The US Securities and Exchange Commission (SEC) has charged disgraced cryptocurrency baron Sam Bankman-Fried with defrauding FTX investors and customers – just hours after he was arrested in The Bahamas.
In a statement on Tuesday morning, the SEC said the 30-year-old “orchestrated a years-long fraud” at FTX where he diverted customer funds to Alameda Research – a private hedge fund which he also owed – and kept it hidden from investors.
The former CEO of the bankrupt cryptocurrency exchange FTX raised more than $1.8bn from equity investors since its May 2019 launch and used the funds to make undisclosed investments, such as in “lavish real estate purchases” and political donations, the SEC said.
The regulator described Mr Bankman-Fried’s actions as “a house of cards” and added that it would seek an injunction to prevent him from future securities trading.
“We allege that Sam Bankman-Fried built a house of cards on a foundation of deception while telling investors that it was one of the safest buildings in crypto,” said SEC Chair Gary Gensler in a statement.
Separate charges against the crypto baron are also expected to be announced by the US Attorney’s Office for the Southern District for New York and the Commodity Futures Trading Commission later on Tuesday.
News of Tuesday’s charges comes less than a day after he was arrested by local authorities in The Bahamas on behalf of the US government.
Prosecutors in New York announced on Monday night that Mr Bankman-Fried had been taken into custody by local authorities on the basis of a sealed indictment from their office.
The attorney general of The Bahamas confirmed the arrest in a letter, saying officials were expecting a US extradition request and would consider it in accordance with Bahamian law.
Fortune had reported last week that US prosecutors were mulling fraud charges against Mr Bankman-Fried and were examining the financial transfers he made as FTX tipped into insolvency.

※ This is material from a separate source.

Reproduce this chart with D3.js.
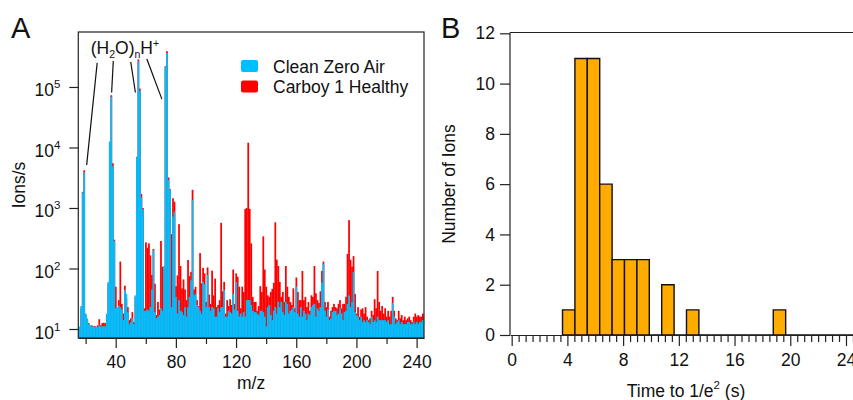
<!DOCTYPE html>
<html>
<head>
<meta charset="utf-8">
<script src="https://cdn.jsdelivr.net/npm/d3@7"></script>
<style>
  body { margin: 0; background: #fff; }
  text { font-family: 'Liberation Sans', Arial, sans-serif; fill: #111; }
  .axis path, .axis line { stroke: #222; stroke-width: 1.2; }
</style>
</head>
<body>
<div id="draw"></div>
<script>
// ---- panel A: mass spectrum, one bar per integer m/z (15..245)
const mzValues = d3.range(15, 246)

const cleanZeroAir = [
  11, 11, 24, 1800, 3900, 18, 15, 12, 11.5, 11,
  11, 10.8, 11, 10.8, 11.5, 11, 11, 11.2, 11, 18,
  60, 12600, 69000, 4900, 285, 22, 23, 24, 23, 21,
  14, 44, 38, 19, 12, 13, 15, 12, 36, 6900,
  265000, 87000, 1500, 950, 20, 20, 21, 20, 23, 45,
  200, 19, 15, 16, 17, 22, 20, 110, 215000, 365000,
  2900, 2000, 23, 720, 870, 34, 18, 30, 20, 19,
  17, 23, 16, 23, 34, 64, 1350, 36, 38, 25,
  23, 20, 18, 60, 55, 23, 78, 23, 20, 23,
  22, 16, 16, 22, 19, 23, 23, 44, 16, 16,
  20, 19, 18, 38, 21, 60, 20, 16, 18, 16,
  19, 16, 30, 30, 30, 25, 20, 19, 19, 18,
  17, 20, 20, 19, 16, 11, 23, 25, 17, 14,
  20, 23, 18, 28, 23, 28, 19, 17, 28, 26,
  18, 20, 21, 23, 19, 50, 18, 16, 23, 16,
  20, 18, 14, 18, 17, 23, 25, 26, 16, 22,
  20, 23, 58, 120, 20, 16, 21, 14, 15, 19,
  20, 20, 17, 18, 22, 18, 14, 19, 20, 26,
  36, 23, 28, 88, 19, 17, 16, 14, 16, 13,
  14, 13, 14, 13, 12, 16, 13, 14, 13, 16,
  14, 14, 14, 14, 14, 13, 14, 12, 12, 27,
  16, 12, 13, 14, 12, 13, 12, 12, 12, 13,
  13, 12, 12, 13, 12, 13, 12, 13, 13, 14,
  14
]

const carboyHealthy = [
  10, 10, 22, 1850, 4200, 17, 14, 12.5, 11, 11.5,
  11, 11.2, 10.8, 11.5, 14.5, 11.5, 12.5, 12.7, 12.5, 17,
  55, 12000, 73000, 5500, 300, 50, 21, 30, 130, 26,
  18, 52, 32, 23, 14, 15, 19, 13, 34, 7000,
  285000, 94000, 1700, 1000, 22, 270, 220, 260, 165, 78,
  210, 56, 17, 28, 21, 285, 107, 100, 220000, 390000,
  3200, 2050, 370, 1450, 1270, 51, 77, 540, 110, 47,
  66, 45, 30, 138, 75, 88, 2000, 45, 50, 30,
  24, 180, 57, 102, 83, 28, 104, 37, 26, 92,
  36, 68, 23, 25, 30, 570, 42, 60, 18, 30,
  24, 31, 25, 96, 26, 83, 73, 50, 22, 50,
  41, 960, 1000, 12000, 970, 260, 34, 28, 28, 20,
  24, 51, 41, 340, 96, 50, 36, 34, 41, 46,
  58, 580, 140, 110, 60, 34, 41, 28, 110, 50,
  34, 28, 25, 47, 22, 71, 41, 30, 30, 91,
  30, 34, 23, 28, 20, 36, 34, 110, 39, 30,
  27, 42, 91, 130, 28, 23, 28, 16, 20, 23,
  26, 23, 22, 26, 30, 22, 26, 26, 34, 174,
  630, 140, 107, 160, 38, 18, 23, 16, 21, 22,
  18, 23, 16, 14, 15, 20, 17, 31, 22, 91,
  28, 20, 24, 18, 22, 16, 20, 16, 20, 34,
  20, 15, 14, 20, 15, 17, 14, 16, 14, 15,
  16, 14, 13, 16, 18, 16, 17, 16, 16, 18,
  16
]

const logTicks = [10, 100, 1000, 10000, 100000]
const mzMajorTicks = [40, 80, 120, 160, 200, 240]
const mzMinorTicks = [20, 60, 100, 140, 180, 220]

// water cluster annotation: [m/z, ions/s] -> [m/z, ions/s]
const clusterLines = [
  [27.7, 250000, 20.7, 5100],
  [38.4, 270000, 37.3, 81000],
  [50.0, 260000, 53.1, 81000],
  [60.7, 290000, 70.7, 63000]
]
const clusterLabelAt = [23.4, 355000]

// ---- panel B: histogram of decay times
const binStart = 3.65
const binWidth = 0.89
const ionCounts = [1, 11, 11, 6, 3, 3, 3, 0, 2, 0, 1, 0, 0, 0, 0, 0, 0, 1, 0, 0, 0, 0, 0, 0]
const countTicks = [0, 2, 4, 6, 8, 10, 12]
const timeMajorTicks = [0, 4, 8, 12, 16, 20, 24]
const timeMinorTicks = d3.range(0, 25.5, 0.5).filter(function (t) { return t % 4 !== 0 })

const colors = { clean: '#00bfff', carboy: '#ff0000', hist: '#ffab00' }
const fontSize = '17.5px'

let svg = d3.select('#draw')
  .append('svg')
  .attr('width', 853)
  .attr('height', 400)

// ================= Panel A =================
let a = { left: 78.3, right: 424, top: 32, bottom: 338 }

let xA = d3.scaleLinear().domain([15.15, 244.9]).range([a.left, a.right])
let yA = d3.scaleLog().domain([7.1, 8.1e5]).range([a.bottom, a.top])

svg.append('clipPath')
  .attr('id', 'clipA')
  .append('rect')
  .attr('x', a.left)
  .attr('y', a.top)
  .attr('width', a.right - a.left)
  .attr('height', a.bottom - a.top)

let bars = svg.append('g').attr('clip-path', 'url(#clipA)')

function drawSeries (values, color) {
  bars.append('g')
    .selectAll('rect')
    .data(mzValues)
    .enter().append('rect')
    .attr('x', function (m) { return xA(m - 0.5) })
    .attr('width', function (m) { return xA(m + 0.5) - xA(m - 0.5) + 0.25 })
    .attr('y', function (m, i) { return yA(values[i]) })
    .attr('height', function (m, i) { return a.bottom - yA(values[i]) })
    .style('fill', color)
}
drawSeries(carboyHealthy, colors.carboy)
drawSeries(cleanZeroAir, colors.clean)

// frame
svg.append('rect')
  .attr('x', a.left)
  .attr('y', a.top)
  .attr('width', a.right - a.left)
  .attr('height', a.bottom - a.top)
  .style('fill', 'none')
  .style('stroke', '#222')
  .style('stroke-width', 1.2)

// y axis (log)
let yAxisA = svg.append('g')
  .attr('class', 'axis')
  .attr('transform', 'translate(' + a.left + ',0)')
  .call(d3.axisLeft(yA).tickValues(logTicks).tickSize(9).tickSizeOuter(0).tickFormat(''))
yAxisA.select('.domain').remove()
yAxisA.selectAll('.tick').each(function (d) {
  let t = d3.select(this).append('text')
    .attr('x', -18)
    .attr('y', 9)
    .attr('text-anchor', 'end')
    .style('font-size', fontSize)
  t.append('tspan').text('10')
  t.append('tspan')
    .attr('dy', -8)
    .style('font-size', '11.5px')
    .text(Math.round(Math.log10(d)))
})

// x axis
let xAxisA = svg.append('g')
  .attr('class', 'axis')
  .attr('transform', 'translate(0,' + a.bottom + ')')
  .call(d3.axisBottom(xA).tickValues(mzMajorTicks).tickSize(10).tickSizeOuter(0).tickPadding(8))
xAxisA.selectAll('text').style('font-size', fontSize).attr('fill', '#111')
svg.append('g')
  .attr('class', 'axis')
  .attr('transform', 'translate(0,' + a.bottom + ')')
  .call(d3.axisBottom(xA).tickValues(mzMinorTicks).tickSize(6).tickSizeOuter(0).tickFormat(''))
  .select('.domain').remove()

// axis labels
svg.append('text')
  .attr('x', (a.left + a.right) / 2)
  .attr('y', 389)
  .attr('text-anchor', 'middle')
  .style('font-size', fontSize)
  .text('m/z')

svg.append('text')
  .attr('transform', 'translate(25,' + (a.top + a.bottom) / 2 + ') rotate(-90)')
  .attr('text-anchor', 'middle')
  .style('font-size', fontSize)
  .text('Ions/s')

// water cluster annotation
svg.append('g')
  .selectAll('line')
  .data(clusterLines)
  .enter().append('line')
  .attr('x1', function (d) { return xA(d[0]) })
  .attr('y1', function (d) { return yA(d[1]) })
  .attr('x2', function (d) { return xA(d[2]) })
  .attr('y2', function (d) { return yA(d[3]) })
  .style('stroke', '#111')
  .style('stroke-width', 1.2)

let cl = svg.append('text')
  .attr('x', xA(clusterLabelAt[0]))
  .attr('y', yA(clusterLabelAt[1]))
  .style('font-size', fontSize)
cl.append('tspan').text('(H')
cl.append('tspan').attr('dy', 4).style('font-size', '10.5px').text('2')
cl.append('tspan').attr('dy', -4).text('O)')
cl.append('tspan').attr('dy', 4).style('font-size', '10.5px').text('n')
cl.append('tspan').attr('dy', -4).text('H')
cl.append('tspan').attr('dy', -7).style('font-size', '10.5px').text('+')

// legend
let legendItems = [
  { name: 'Clean Zero Air', color: colors.clean },
  { name: 'Carboy 1 Healthy', color: colors.carboy }
]
let legend = svg.selectAll('.legend')
  .data(legendItems)
  .enter().append('g')
  .attr('class', 'legend')
  .attr('transform', function (d, i) { return 'translate(241,' + (60 + i * 20.5) + ')' })

legend.append('rect')
  .attr('width', 17)
  .attr('height', 12)
  .attr('rx', 2)
  .style('fill', function (d) { return d.color })

legend.append('text')
  .attr('x', 32)
  .attr('y', 12.5)
  .style('font-size', fontSize)
  .text(function (d) { return d.name })

// panel letter
svg.append('text')
  .attr('x', 11)
  .attr('y', 38)
  .style('font-size', '29px')
  .text('A')

// ================= Panel B =================
let b = { left: 510, top: 32.5, bottom: 335 }

let xB = d3.scaleLinear().domain([-0.12, 25.6]).range([b.left, b.left + 25.72 * 13.93])
let yB = d3.scaleLinear().domain([0, 12]).range([b.bottom, 33.3])

// histogram bins (zero bins leave a line on the baseline)
svg.append('g')
  .selectAll('path')
  .data(ionCounts)
  .enter().append('path')
  .attr('d', function (c, i) {
    let x0 = xB(binStart + i * binWidth)
    let x1 = xB(binStart + (i + 1) * binWidth)
    return 'M' + x0 + ',' + yB(0) + 'V' + yB(c) + 'H' + x1 + 'V' + yB(0) + 'Z'
  })
  .style('fill', colors.hist)
  .style('stroke', '#111')
  .style('stroke-width', 1.4)

// top frame line
svg.append('line')
  .attr('x1', b.left)
  .attr('x2', 860)
  .attr('y1', b.top)
  .attr('y2', b.top)
  .style('stroke', '#222')
  .style('stroke-width', 1.2)

let yAxisB = svg.append('g')
  .attr('class', 'axis')
  .attr('transform', 'translate(' + b.left + ',0)')
  .call(d3.axisLeft(yB).tickValues(countTicks).tickSize(10).tickSizeOuter(0).tickPadding(5))
yAxisB.select('.domain').attr('d', 'M0,' + b.bottom + 'V' + b.top)
yAxisB.selectAll('text').style('font-size', fontSize).attr('fill', '#111')

let xAxisB = svg.append('g')
  .attr('class', 'axis')
  .attr('transform', 'translate(0,' + b.bottom + ')')
  .call(d3.axisBottom(xB).tickValues(timeMajorTicks).tickSize(11).tickSizeOuter(0).tickPadding(8))
xAxisB.selectAll('text').style('font-size', fontSize).attr('fill', '#111')
svg.append('g')
  .attr('class', 'axis')
  .attr('transform', 'translate(0,' + b.bottom + ')')
  .call(d3.axisBottom(xB).tickValues(timeMinorTicks).tickSize(7).tickSizeOuter(0).tickFormat(''))
  .select('.domain').remove()

let tl = svg.append('text')
  .attr('x', 686)
  .attr('y', 397)
  .attr('text-anchor', 'middle')
  .style('font-size', fontSize)
tl.append('tspan').text('Time to 1/e')
tl.append('tspan').attr('dy', -8).style('font-size', '11.5px').text('2')
tl.append('tspan').attr('dy', 8).text(' (s)')

svg.append('text')
  .attr('transform', 'translate(455,' + (33 + b.bottom) / 2 + ') rotate(-90)')
  .attr('text-anchor', 'middle')
  .style('font-size', fontSize)
  .text('Number of Ions')

svg.append('text')
  .attr('x', 441)
  .attr('y', 38)
  .style('font-size', '29px')
  .text('B')
</script>
</body>
</html>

Tuesday’s announcement from the SEC arrives on the same day that Mr Bankman-Fried had been set to testify voluntarily before Congress about the collapse of his crypto exchange.
Though he’d originally missed the deadline to RSVP to the US House Committee on Financial Services, Mr Bankman-Fried tweeted last week that he was “willing to testify” at the 13 December hearing, but would be doing so remotely from his base in The Bahamas.
“I still do not have access to much of my data – professional or personal. So there is a limit to what I will be able to say, and I won’t be as helpful as I’d like,” he said.
“But as the committee still thinks it would be useful, I am willing to testify on the 13th.”
Mr Bankman-Fried’s arrest comes after six weeks of financial chaos that took down the world’s third-largest cryptocurrency exchange and humbled the colourful 30-year-old founder, commonly known as SBF.
The fallout began last month when the publication of a balance sheet prompted users to flood the platform to withdraw around $5bn worth of crypto assets in a single day.
Experts in the field have speculated during interviews with CNBC that if federal prosecutors pursue wire or bank fraud against Mr Bankman-Fried he could face life in prison without the possibility of supervised release.
For his part, the 30-year-old has maintained that he didn’t “knowingly” misuse customers’ money and said he believes they will eventually be made whole again, according to The New York Times.
“I didn’t ever want to commit fraud on anyone. I was shocked at what happened this month,” Mr Bankman-Fried said.